Together, the events highlighted the economic and diplomatic challenges facing Iraq as it tries to expand its reach in the global oil market.

In Iraq's southern Maysan province, soldiers escorted a dozen oil workers back to well No. 4 on the al-Fakkah oil field after Iranian forces withdrew overnight. Iraqi soldiers planted an Iraqi flag at the well where Iran's flag had flown during the dispute that began Thursday.

"The problem is solved now," said Abdul-Karim Elaibi, Iraq's senior deputy oil minister. Diplomatic talks over the disputed border were continuing, he said.

Well No. 4 stopped producing oil in the 1980s as a result of the Iran-Iraq war, but "Iranian harassment" started in 2007 after Iraq worked to get it operational again, he said.

Iran and Iraq claim parts of al-Fakkah. Located 200 miles southeast of Baghdad, the oil field has an estimated 1.5 billion barrels in reserve.

In Tehran, the office of Iranian Foreign Minister Manouchehr Mottaki said he and his Iraqi counterpart, Hoshyar Zebari, discussed the case by phone late Saturday.

Mottaki said Iran was committed to talks with Iraq through a joint border committee and blamed "foreign elements" for causing disruption - echoing earlier Iranian accusations that foreign media had tried to undermine ties between the two countries, according to a statement on the Web site of his office.

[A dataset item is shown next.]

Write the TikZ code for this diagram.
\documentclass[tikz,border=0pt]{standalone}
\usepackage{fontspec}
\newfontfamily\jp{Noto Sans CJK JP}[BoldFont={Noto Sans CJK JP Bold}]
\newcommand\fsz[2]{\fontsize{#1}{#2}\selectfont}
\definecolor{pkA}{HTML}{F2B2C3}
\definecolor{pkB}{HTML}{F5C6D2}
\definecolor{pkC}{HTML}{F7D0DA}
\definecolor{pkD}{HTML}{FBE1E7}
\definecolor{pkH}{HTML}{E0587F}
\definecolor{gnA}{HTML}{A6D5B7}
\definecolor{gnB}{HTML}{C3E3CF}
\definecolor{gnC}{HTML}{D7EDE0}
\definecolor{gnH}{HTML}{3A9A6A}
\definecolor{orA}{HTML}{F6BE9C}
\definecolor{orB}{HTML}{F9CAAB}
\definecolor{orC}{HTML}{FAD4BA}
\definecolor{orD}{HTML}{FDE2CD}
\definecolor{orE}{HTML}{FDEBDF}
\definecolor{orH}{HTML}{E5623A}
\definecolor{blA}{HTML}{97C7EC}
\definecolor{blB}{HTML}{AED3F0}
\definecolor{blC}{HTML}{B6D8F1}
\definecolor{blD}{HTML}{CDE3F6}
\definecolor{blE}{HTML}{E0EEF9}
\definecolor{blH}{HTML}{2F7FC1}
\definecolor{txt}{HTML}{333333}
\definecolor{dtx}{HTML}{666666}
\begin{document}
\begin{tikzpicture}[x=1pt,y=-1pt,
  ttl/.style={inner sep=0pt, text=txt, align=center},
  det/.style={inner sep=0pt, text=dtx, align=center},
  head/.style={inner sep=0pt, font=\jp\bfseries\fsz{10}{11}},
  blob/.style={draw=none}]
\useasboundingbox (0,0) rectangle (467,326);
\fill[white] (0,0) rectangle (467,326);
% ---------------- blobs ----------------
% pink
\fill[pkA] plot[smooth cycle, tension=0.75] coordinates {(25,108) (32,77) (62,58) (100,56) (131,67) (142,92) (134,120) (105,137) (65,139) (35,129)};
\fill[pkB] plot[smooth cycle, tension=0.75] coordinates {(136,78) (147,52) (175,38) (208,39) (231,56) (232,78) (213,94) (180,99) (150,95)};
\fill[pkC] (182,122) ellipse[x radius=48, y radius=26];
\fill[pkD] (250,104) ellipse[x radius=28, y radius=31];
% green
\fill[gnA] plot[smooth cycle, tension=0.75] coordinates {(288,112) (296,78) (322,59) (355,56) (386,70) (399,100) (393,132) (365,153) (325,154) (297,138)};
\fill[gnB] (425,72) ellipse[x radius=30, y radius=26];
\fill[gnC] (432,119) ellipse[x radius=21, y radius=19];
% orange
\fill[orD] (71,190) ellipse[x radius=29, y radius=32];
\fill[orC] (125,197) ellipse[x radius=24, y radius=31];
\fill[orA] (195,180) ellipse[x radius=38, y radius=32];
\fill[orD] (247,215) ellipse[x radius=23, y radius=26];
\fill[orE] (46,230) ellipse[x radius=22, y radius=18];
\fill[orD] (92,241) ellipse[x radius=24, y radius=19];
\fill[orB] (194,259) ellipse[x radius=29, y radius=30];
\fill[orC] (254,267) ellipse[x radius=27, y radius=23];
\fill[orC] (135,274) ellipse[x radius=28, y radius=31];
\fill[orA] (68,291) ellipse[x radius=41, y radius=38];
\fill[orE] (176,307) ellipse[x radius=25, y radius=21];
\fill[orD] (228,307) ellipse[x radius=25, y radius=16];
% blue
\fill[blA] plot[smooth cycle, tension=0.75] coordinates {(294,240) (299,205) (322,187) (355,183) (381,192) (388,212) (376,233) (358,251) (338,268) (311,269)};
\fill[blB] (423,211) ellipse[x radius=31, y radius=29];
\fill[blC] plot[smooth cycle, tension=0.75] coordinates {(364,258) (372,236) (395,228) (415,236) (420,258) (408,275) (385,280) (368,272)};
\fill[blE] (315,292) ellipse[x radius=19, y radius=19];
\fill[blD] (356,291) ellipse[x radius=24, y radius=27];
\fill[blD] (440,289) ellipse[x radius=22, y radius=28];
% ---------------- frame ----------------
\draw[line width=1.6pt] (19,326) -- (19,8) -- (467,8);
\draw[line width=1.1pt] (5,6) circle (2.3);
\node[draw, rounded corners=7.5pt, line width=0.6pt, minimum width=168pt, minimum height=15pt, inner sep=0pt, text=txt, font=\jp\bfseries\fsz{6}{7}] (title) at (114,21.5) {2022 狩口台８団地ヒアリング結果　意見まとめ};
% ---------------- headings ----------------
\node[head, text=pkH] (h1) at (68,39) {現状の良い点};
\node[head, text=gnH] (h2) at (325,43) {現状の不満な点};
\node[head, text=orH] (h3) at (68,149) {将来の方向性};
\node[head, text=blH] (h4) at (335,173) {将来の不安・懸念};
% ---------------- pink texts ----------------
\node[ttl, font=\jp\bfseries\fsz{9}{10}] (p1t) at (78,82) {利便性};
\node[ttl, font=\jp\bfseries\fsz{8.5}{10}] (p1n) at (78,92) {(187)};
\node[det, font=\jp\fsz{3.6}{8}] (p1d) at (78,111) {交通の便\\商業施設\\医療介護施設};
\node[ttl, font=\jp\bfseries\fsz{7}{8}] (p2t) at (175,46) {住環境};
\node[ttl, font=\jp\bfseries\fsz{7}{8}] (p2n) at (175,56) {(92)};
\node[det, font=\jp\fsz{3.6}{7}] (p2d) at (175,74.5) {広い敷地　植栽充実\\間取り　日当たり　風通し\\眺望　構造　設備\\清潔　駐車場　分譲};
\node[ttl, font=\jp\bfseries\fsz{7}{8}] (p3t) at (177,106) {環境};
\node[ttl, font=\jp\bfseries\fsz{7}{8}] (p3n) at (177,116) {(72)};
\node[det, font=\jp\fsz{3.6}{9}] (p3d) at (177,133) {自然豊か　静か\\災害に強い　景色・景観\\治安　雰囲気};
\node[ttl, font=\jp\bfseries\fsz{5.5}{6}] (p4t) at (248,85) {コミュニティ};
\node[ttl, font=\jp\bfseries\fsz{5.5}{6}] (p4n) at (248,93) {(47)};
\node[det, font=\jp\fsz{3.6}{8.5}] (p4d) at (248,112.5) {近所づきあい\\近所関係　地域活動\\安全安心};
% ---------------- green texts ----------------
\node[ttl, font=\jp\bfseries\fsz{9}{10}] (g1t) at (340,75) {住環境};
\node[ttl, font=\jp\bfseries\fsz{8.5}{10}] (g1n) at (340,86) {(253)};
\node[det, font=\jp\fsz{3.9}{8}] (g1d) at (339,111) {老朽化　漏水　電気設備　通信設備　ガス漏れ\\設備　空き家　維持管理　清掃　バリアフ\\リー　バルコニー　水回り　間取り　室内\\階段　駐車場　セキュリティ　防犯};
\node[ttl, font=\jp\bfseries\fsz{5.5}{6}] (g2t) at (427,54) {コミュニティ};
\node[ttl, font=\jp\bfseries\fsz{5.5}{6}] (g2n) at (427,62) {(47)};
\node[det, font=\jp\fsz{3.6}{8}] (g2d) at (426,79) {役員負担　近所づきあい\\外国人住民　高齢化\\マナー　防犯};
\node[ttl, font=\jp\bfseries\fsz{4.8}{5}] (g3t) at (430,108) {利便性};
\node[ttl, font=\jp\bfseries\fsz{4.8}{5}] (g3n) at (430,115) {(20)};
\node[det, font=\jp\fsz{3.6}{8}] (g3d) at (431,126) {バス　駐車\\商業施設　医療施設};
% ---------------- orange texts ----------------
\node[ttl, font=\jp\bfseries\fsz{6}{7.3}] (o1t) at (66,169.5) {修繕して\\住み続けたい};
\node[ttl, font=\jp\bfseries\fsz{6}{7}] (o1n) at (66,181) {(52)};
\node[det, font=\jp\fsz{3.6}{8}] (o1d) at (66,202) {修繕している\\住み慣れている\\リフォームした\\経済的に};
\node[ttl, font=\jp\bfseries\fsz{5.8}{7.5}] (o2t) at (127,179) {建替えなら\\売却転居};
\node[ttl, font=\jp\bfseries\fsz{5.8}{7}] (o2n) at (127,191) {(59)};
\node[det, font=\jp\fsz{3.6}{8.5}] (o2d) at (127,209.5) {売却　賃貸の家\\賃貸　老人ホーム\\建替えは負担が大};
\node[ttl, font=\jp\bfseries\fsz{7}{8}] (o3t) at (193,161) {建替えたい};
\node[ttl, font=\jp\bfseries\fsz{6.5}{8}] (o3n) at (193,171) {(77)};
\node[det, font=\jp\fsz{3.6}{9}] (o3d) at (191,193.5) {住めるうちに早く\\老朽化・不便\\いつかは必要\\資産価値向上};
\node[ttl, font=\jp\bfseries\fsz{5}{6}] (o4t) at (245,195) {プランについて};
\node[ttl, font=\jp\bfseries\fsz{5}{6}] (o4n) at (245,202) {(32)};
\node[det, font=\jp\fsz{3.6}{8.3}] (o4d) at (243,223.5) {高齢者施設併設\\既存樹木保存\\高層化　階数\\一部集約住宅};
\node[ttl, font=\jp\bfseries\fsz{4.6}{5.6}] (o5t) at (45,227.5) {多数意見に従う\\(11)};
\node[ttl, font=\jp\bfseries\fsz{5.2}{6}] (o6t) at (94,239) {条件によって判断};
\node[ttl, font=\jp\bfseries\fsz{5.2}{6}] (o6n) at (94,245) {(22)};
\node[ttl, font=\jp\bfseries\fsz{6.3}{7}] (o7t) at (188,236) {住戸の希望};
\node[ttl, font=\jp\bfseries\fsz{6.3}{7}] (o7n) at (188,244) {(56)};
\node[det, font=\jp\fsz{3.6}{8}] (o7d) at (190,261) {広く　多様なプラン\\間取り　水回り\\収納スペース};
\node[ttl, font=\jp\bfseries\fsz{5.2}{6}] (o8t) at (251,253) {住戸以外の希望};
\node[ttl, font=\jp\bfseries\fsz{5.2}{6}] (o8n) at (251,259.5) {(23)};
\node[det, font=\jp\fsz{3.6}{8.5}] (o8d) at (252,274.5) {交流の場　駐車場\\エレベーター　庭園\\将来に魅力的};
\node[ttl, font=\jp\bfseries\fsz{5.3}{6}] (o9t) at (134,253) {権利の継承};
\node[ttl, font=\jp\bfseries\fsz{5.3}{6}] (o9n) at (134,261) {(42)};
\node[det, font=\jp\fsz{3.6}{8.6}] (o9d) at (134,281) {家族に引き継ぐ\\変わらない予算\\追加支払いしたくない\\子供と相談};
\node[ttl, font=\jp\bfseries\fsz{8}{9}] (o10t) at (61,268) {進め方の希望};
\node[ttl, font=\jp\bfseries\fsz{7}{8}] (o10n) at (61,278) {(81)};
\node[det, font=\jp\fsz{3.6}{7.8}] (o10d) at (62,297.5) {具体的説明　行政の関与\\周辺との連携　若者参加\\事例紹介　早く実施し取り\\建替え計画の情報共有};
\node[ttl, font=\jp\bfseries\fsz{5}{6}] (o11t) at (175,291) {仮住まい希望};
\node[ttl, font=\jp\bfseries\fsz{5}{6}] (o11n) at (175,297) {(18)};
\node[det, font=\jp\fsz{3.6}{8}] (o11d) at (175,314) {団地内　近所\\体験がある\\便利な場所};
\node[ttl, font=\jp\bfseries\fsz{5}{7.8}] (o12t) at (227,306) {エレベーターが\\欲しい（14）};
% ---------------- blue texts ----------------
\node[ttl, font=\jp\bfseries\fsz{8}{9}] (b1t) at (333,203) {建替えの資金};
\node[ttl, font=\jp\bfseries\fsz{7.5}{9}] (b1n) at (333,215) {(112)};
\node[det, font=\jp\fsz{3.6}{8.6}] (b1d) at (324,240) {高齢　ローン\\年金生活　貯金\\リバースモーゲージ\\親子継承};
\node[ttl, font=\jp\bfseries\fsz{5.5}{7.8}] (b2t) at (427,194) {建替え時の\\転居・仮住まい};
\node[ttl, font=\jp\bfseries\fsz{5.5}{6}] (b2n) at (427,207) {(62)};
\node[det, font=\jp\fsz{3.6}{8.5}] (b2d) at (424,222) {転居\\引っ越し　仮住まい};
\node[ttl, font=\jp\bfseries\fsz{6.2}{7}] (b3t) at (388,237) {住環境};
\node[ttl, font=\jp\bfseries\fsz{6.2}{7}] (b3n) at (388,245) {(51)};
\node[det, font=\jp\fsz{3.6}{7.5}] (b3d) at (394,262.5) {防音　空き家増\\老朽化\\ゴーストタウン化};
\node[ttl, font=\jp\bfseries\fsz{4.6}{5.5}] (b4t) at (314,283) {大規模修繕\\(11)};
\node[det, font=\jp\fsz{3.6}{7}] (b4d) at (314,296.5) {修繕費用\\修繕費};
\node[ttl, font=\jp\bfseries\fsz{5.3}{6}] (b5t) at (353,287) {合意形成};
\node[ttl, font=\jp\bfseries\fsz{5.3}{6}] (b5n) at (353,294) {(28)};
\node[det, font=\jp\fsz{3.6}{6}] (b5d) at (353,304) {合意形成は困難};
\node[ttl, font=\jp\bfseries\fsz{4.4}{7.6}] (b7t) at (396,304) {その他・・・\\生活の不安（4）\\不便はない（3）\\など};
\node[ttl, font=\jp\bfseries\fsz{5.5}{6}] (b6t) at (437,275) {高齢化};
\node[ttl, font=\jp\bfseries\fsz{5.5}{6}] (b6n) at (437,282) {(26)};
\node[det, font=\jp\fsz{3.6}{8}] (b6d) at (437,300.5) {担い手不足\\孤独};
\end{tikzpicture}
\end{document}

Iraq this year signed contracts with several foreign companies to develop its oil fields. The Maysan oil fields, also known as Missan, were among those offered for development to foreign oil companies in June, though no bids were received.

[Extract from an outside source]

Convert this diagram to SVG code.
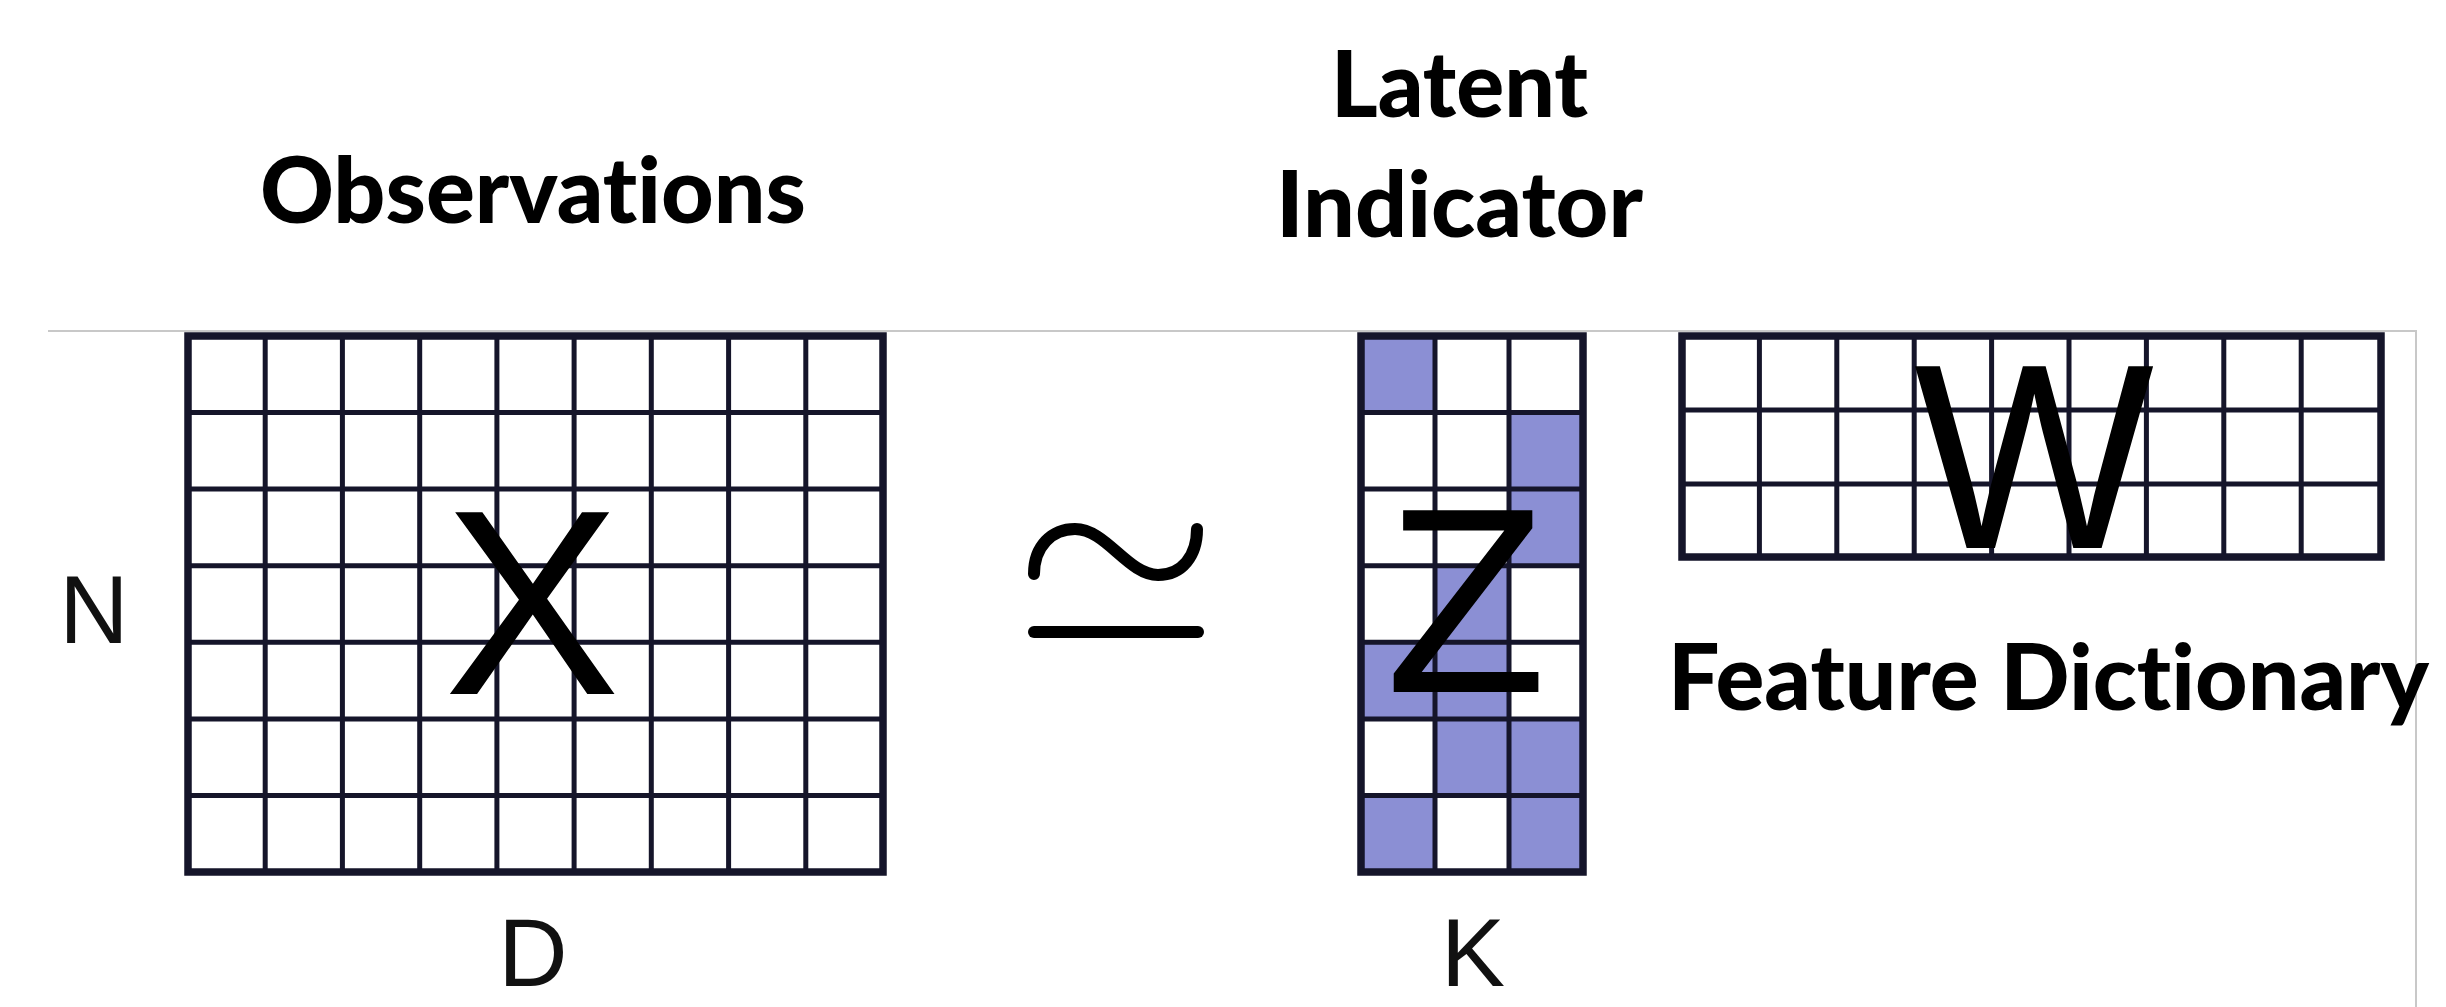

Meanwhile, in Baghdad, Iraqi officials signed a preliminary deal with an oil consortium led by European giant Royal Dutch Shell P.L.C. and Malaysia's state-run Petronas.

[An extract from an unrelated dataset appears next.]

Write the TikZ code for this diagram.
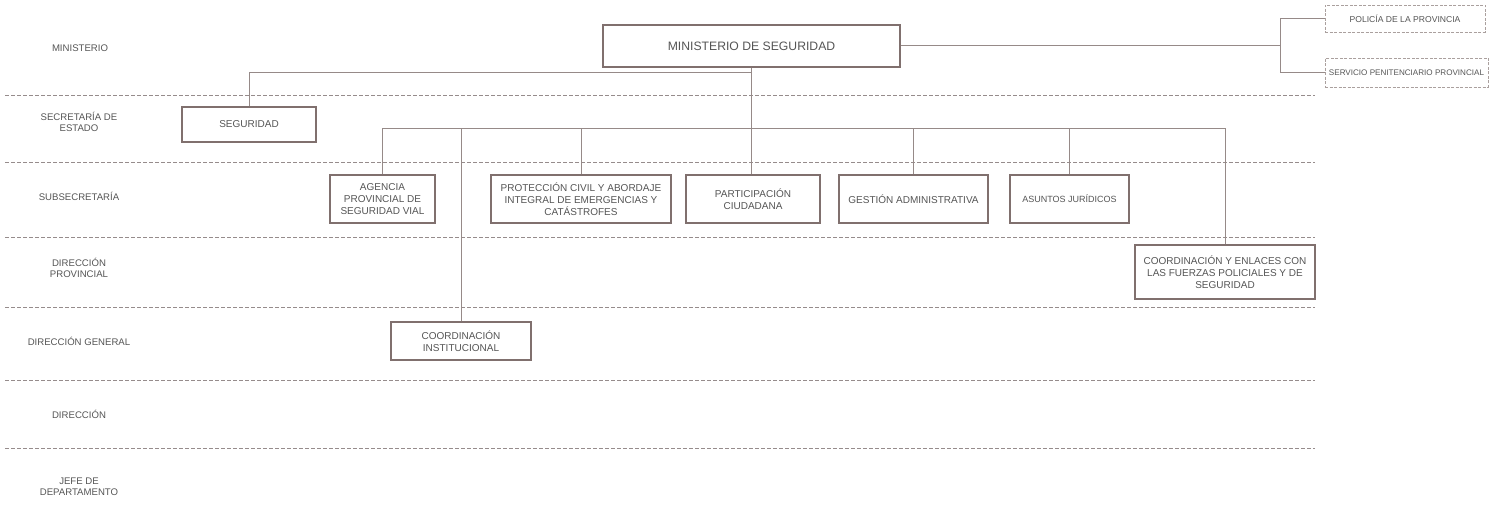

The deal, which still must be approved by Iraq's cabinet, is critical to the country's postwar recovery. It is aimed at boosting Iraq's oil exports and bringing in money to help rebuild after the 2003 U.S.-led invasion and decades of neglect and international sanctions under Saddam Hussein.

Iraq has not been able to raise output to even close to pre-2003 levels and, with outdated technology, is limping along at roughly 2.5 million barrels per day. That is well short of Iraq's goal of joining the ranks of other heavyweight members of the Organization of Petroleum Exporting Countries.

Shell-Petronas won the right to develop the southern Majnoon oil field - with estimated reserves of 12.5 billion barrels - during Iraq's second round of postwar bidding, which offered 15 oil fields earlier this month.

The Shell-Petronas deal was one of only seven awarded to international consortiums during the two-day bidding round that began Dec. 11. International companies largely shied away from oil fields in the country's most violent regions.